** INSTRUCTIONS TO FOLLOW **
Nothing outside the range is to be copied. From the entries below, reproduce exactly the lines starting at the one with "Rebuild this chart" and ending at the one with "import pandas as pd", without pictures.

** RECORDS FOR PROCESSING **
▽

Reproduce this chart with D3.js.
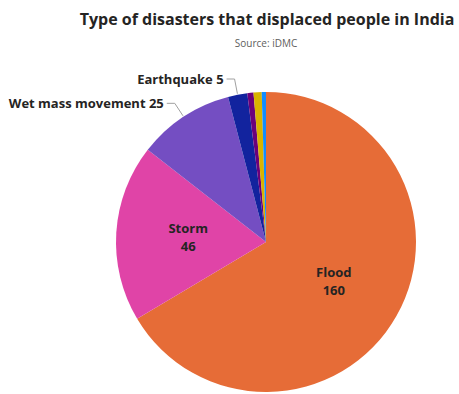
<!DOCTYPE html>
<html>
<head>
<meta charset="utf-8">
<script src="https://cdn.jsdelivr.net/npm/d3@7"></script>
<style>
  html, body { margin: 0; padding: 0; background: #fff; }
  svg { display: block; }
  text { font-family: "Open Sans", "Noto Sans", sans-serif; }
</style>
</head>
<body>
<svg id="chart" width="459" height="394"></svg>
<script>
// Displacement by disaster type (count), clockwise from 12 o'clock
const categories = ["Flood", "Storm", "Wet mass movement", "Earthquake", "Drought", "Extreme temperature", "Wildfire"];
const values = [160, 46, 25, 5, 1.6, 2.1, 1.1];
const colors = ["#E66C37", "#E044A7", "#744EC2", "#12239E", "#6B007B", "#D9B300", "#118DFF"];
// how each slice is labelled: inside, outside with a leader line, or not at all
const labelModes = ["inside", "inside", "outside", "outside", "none", "none", "none"];

const titleText = "Type of disasters that displaced people in India";
const subtitleText = "Source: iDMC";

const W = 459, H = 394;
const cx = 266, cy = 242, R = 150;

const svg = d3.select("#chart");

svg.append("text")
  .attr("x", 267).attr("y", 25)
  .attr("text-anchor", "middle")
  .attr("font-size", 16).attr("font-weight", 700)
  .attr("fill", "#252423")
  .text(titleText);

svg.append("text")
  .attr("x", 266).attr("y", 47)
  .attr("text-anchor", "middle")
  .attr("font-size", 10)
  .attr("fill", "#605E5C")
  .text(subtitleText);

const data = categories.map((c, i) => ({ name: c, value: values[i], color: colors[i], mode: labelModes[i] }));

const pie = d3.pie().sort(null).value(d => d.value);
const arcs = pie(data);
const arc = d3.arc().innerRadius(0).outerRadius(R);

const g = svg.append("g").attr("transform", `translate(${cx},${cy})`);

g.selectAll("path.slice")
  .data(arcs)
  .join("path")
  .attr("class", "slice")
  .attr("d", arc)
  .attr("fill", d => d.data.color);

const polar = (r, a) => [r * Math.sin(a), -r * Math.cos(a)];
const mid = d => (d.startAngle + d.endAngle) / 2;

// labels inside the larger slices
const inside = g.selectAll("g.inlab")
  .data(arcs.filter(d => d.data.mode === "inside"))
  .join("g")
  .attr("class", "inlab")
  .attr("transform", d => {
    const [x, y] = polar(R * 0.52, mid(d));
    return `translate(${x},${y})`;
  });
inside.append("text")
  .attr("text-anchor", "middle").attr("y", -4)
  .attr("font-size", 13).attr("font-weight", 700).attr("fill", "#252423")
  .text(d => d.data.name);
inside.append("text")
  .attr("text-anchor", "middle").attr("y", 14)
  .attr("font-size", 13).attr("font-weight", 700).attr("fill", "#252423")
  .text(d => d3.format("d")(d.data.value));

// outside labels with leader lines
const outside = arcs.filter(d => d.data.mode === "outside");
outside.forEach(d => {
  const a = mid(d);
  const p0 = polar(R + 1, a);
  const p1 = polar(R + 16, a);
  const p2 = [p1[0] - 8, p1[1]];
  g.append("polyline")
    .attr("points", [p0, p1, p2].map(p => p.join(",")).join(" "))
    .attr("fill", "none")
    .attr("stroke", "#A0A0A0")
    .attr("stroke-width", 1);
  g.append("text")
    .attr("x", p2[0] - 3).attr("y", p2[1] + 4.5)
    .attr("text-anchor", "end")
    .attr("font-size", 13).attr("font-weight", 700).attr("fill", "#252423")
    .text(`${d.data.name} ${d3.format("d")(d.data.value)}`);
});
</script>
</body>
</html>
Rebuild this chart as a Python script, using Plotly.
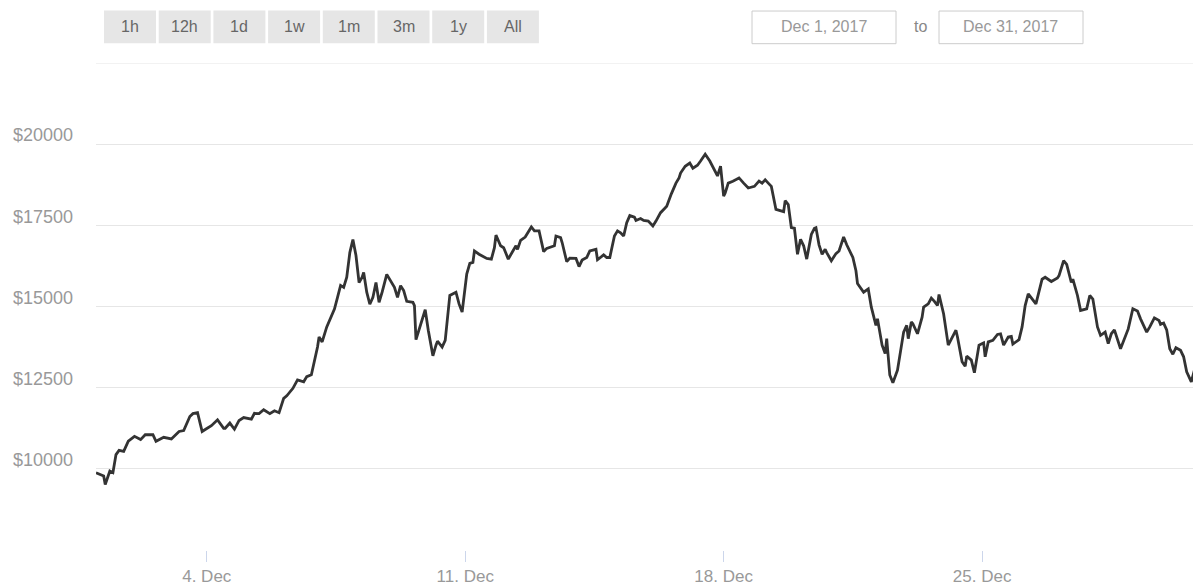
import plotly.graph_objects as go
import pandas as pd

# ---------------- data ----------------
START = "2017-12-01"
hours = [0, 5, 6, 9, 11, 13, 15, 18, 21, 25, 29, 32, 37, 39, 44, 49, 54, 57, 61, 63,
         66, 69, 71, 75, 79, 83, 84, 87, 90, 93, 96, 101, 103, 106, 109, 113, 116, 119, 122, 124,
         128, 131, 135, 137, 140, 142, 144, 145, 147, 150, 153, 155, 157, 159, 161, 163, 165, 167, 169, 171,
         173, 174, 176, 178, 180, 182, 184, 186, 189, 192, 194, 196, 198, 200, 202, 206, 207, 208, 210, 212,
         214, 216, 219, 221, 222, 225, 227, 230, 234, 236, 238, 241, 243, 245, 246, 249, 251, 254, 257, 259,
         260, 263, 265, 268, 271, 273, 274, 276, 279, 283, 285, 288, 291, 293, 298, 299, 302, 303, 306, 308,
         312, 314, 316, 319, 321, 325, 326, 328, 330, 332, 334, 337, 339, 341, 343, 345, 347, 350, 351, 354,
         356, 359, 362, 364, 367, 369, 371, 374, 377, 379, 380, 383, 386, 388, 391, 393, 396, 399, 402, 404,
         406, 408, 409, 411, 414, 416, 418, 421, 424, 428, 431, 433, 435, 437, 439, 442, 445, 447, 448, 450,
         452, 454, 456, 458, 460, 462, 465, 467, 468, 470, 472, 474, 475, 478, 481, 483, 486, 488, 492, 494,
         495, 499, 502, 504, 507, 508, 511, 513, 514, 516, 518, 521, 525, 527, 528, 530, 531, 534, 537, 538,
         541, 543, 545, 547, 548, 551, 554, 556, 559, 560, 563, 565, 566, 569, 571, 574, 577, 578, 580, 583,
         586, 588, 590, 593, 595, 596, 600, 602, 604, 606, 611, 615, 617, 621, 625, 626, 629, 631, 634, 635,
         638, 640, 644, 646, 648, 651, 653, 656, 658, 660, 662, 666, 669, 671, 674, 677, 679, 683, 685, 688,
         691, 692, 694, 696, 698, 700, 702, 705, 707, 709, 712, 714, 717, 718]
prices = [9880, 9780, 9520, 9930, 9880, 10440, 10570, 10540, 10850, 11000, 10900, 11050, 11050, 10850, 10970, 10920, 11150, 11180, 11610, 11700,
          11730, 11150, 11210, 11330, 11510, 11250, 11250, 11410, 11220, 11490, 11580, 11530, 11710, 11700, 11820, 11700, 11790, 11730, 12170, 12250,
          12480, 12740, 12680, 12840, 12900, 13300, 13750, 14060, 13910, 14370, 14670, 14920, 15280, 15650, 15590, 15900, 16660, 17060, 16570, 15740,
          15900, 16050, 15440, 15070, 15280, 15740, 15130, 15440, 15990, 15740, 15590, 15280, 15640, 15490, 15160, 15130, 15030, 13980, 14310, 14570,
          14900, 14270, 13480, 13810, 13930, 13750, 13960, 15340, 15440, 15080, 14830, 16000, 16330, 16360, 16710, 16610, 16560, 16480, 16460, 16810,
          17200, 16870, 16810, 16460, 16710, 16870, 16760, 17040, 17140, 17450, 17330, 17330, 16690, 16790, 16870, 17170, 17120, 16970, 16380, 16490,
          16480, 16230, 16430, 16510, 16710, 16760, 16440, 16510, 16590, 16510, 16510, 17170, 17330, 17270, 17170, 17580, 17800, 17750, 17650, 17710,
          17650, 17630, 17480, 17630, 17890, 17990, 18090, 18470, 18800, 18960, 19110, 19320, 19420, 19260, 19350, 19480, 19690, 19480, 19200, 19020,
          19320, 18400, 18500, 18800, 18860, 18900, 18960, 18800, 18650, 18700, 18860, 18800, 18900, 18800, 18700, 17990, 17960, 17920, 18260, 18140,
          17430, 17410, 16610, 17070, 16870, 16460, 17220, 17410, 17430, 16900, 16610, 16760, 16660, 16410, 16630, 16710, 17140, 16900, 16510, 16100,
          15710, 15440, 15540, 14980, 14420, 14620, 13810, 13550, 14010, 12890, 12650, 13040, 14210, 14420, 14010, 14520, 14470, 14160, 14670, 14980,
          15080, 15260, 15160, 15030, 15370, 14770, 13810, 14010, 14270, 14060, 13300, 13160, 13470, 13350, 12960, 13810, 13880, 13450, 13910, 13960,
          14140, 14160, 13810, 14060, 14080, 13840, 13980, 14370, 15030, 15390, 15080, 15840, 15900, 15770, 15880, 15950, 16410, 16300, 15740, 15840,
          15340, 14880, 14930, 15340, 15230, 14370, 14110, 14210, 13860, 14160, 14280, 13700, 14060, 14310, 14930, 14860, 14620, 14210, 14370, 14650,
          14570, 14450, 14490, 14280, 13700, 13530, 13730, 13650, 13450, 12990, 12680, 13040, 12990, 12890]

y_ticks = [10000, 12500, 15000, 17500, 20000]
y_tick_labels = ["$10000", "$12500", "$15000", "$17500", "$20000"]
y_top_grid = 22500
x_tick_dates = ["2017-12-04", "2017-12-11", "2017-12-18", "2017-12-25"]
x_tick_labels = ["4. Dec", "11. Dec", "18. Dec", "25. Dec"]
buttons = ["1h", "12h", "1d", "1w", "1m", "3m", "1y", "All"]
date_from = "Dec 1, 2017"
date_to = "Dec 31, 2017"
range_end_hours = 718.3

times = pd.Timestamp(START) + pd.to_timedelta(hours, unit="h")

# ---------------- layout geometry ----------------
# the page body has an 8px margin, so the figure is 8px smaller on each axis
BODY = 8
W, H = 1201 - BODY, 586 - BODY
PL, PR, PT, PB = 96, 1201, 63, 555      # plot area in window pixels
L, R, T, B = PL - BODY, (1201 - PR), PT - BODY, 586 - PB
FONT = "Liberation Sans, Arial, sans-serif"


def px(x):
    return (x - PL) / (PR - PL)


def py(y):
    return (PB - y) / (PB - PT)


fig = go.Figure()
fig.add_trace(go.Scatter(
    x=times, y=prices, mode="lines",
    line=dict(color="#333333", width=2.8),
    hoverinfo="skip", showlegend=False,
))

shapes = []
annotations = []

# top grid line
shapes.append(dict(type="line", xref="paper", yref="y", x0=0, x1=1,
                   y0=y_top_grid, y1=y_top_grid, line=dict(color="#e6e6e6", width=1), layer="below"))

# range selector buttons
for i, lab in enumerate(buttons):
    x0 = 104 + i * 54.7
    x1 = x0 + 52
    shapes.append(dict(type="rect", xref="paper", yref="paper",
                       x0=px(x0), x1=px(x1), y0=py(43), y1=py(10),
                       fillcolor="#e6e6e6", line=dict(width=0), layer="above"))
    annotations.append(dict(text=lab, xref="paper", yref="paper",
                            x=px((x0 + x1) / 2), y=py(26.5), xanchor="center", yanchor="middle",
                            showarrow=False, font=dict(family=FONT, size=16, color="#666666")))

# date inputs
for (x0, x1, txt) in [(752, 896, date_from), (939, 1083, date_to)]:
    shapes.append(dict(type="rect", xref="paper", yref="paper",
                       x0=px(x0), x1=px(x1), y0=py(43.5), y1=py(10.5),
                       fillcolor="white", line=dict(color="#cccccc", width=1), layer="above"))
    annotations.append(dict(text=txt, xref="paper", yref="paper",
                            x=px((x0 + x1) / 2), y=py(26.5), xanchor="center", yanchor="middle",
                            showarrow=False, font=dict(family=FONT, size=16, color="#999999")))
annotations.append(dict(text="to", xref="paper", yref="paper",
                        x=px(920), y=py(26.5), xanchor="center", yanchor="middle",
                        showarrow=False, font=dict(family=FONT, size=16, color="#888888")))

fig.update_layout(
    width=W, height=H,
    margin=dict(l=L, r=R, t=T, b=B, pad=0),
    paper_bgcolor="white", plot_bgcolor="white",
    font=dict(family=FONT, size=17, color="#999999"),
    shapes=shapes, annotations=annotations,
    hovermode=False,
    xaxis=dict(
        type="date",
        range=[pd.Timestamp(START), pd.Timestamp(START) + pd.Timedelta(hours=range_end_hours)],
        tickvals=pd.to_datetime(x_tick_dates), ticktext=x_tick_labels,
        ticks="outside", ticklen=11, tickwidth=1, tickcolor="#ccd6eb",
        showgrid=False, showline=False, zeroline=False,
        tickfont=dict(family=FONT, size=17, color="#999999"),
        fixedrange=True,
    ),
    yaxis=dict(
        range=[7500, 22500],
        tickvals=y_ticks, ticktext=y_tick_labels,
        showgrid=True, gridcolor="#e6e6e6", gridwidth=1,
        zeroline=False, showline=False, ticks="",
        ticklabelstandoff=22, ticklabelshift=-9,
        tickfont=dict(family=FONT, size=18, color="#999999"),
        fixedrange=True,
    ),
)

fig.write_html("out.html", config={"displayModeBar": False})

△

** SOLUTION **
Rebuild this chart as a Python script, using Plotly.
import plotly.graph_objects as go
import pandas as pd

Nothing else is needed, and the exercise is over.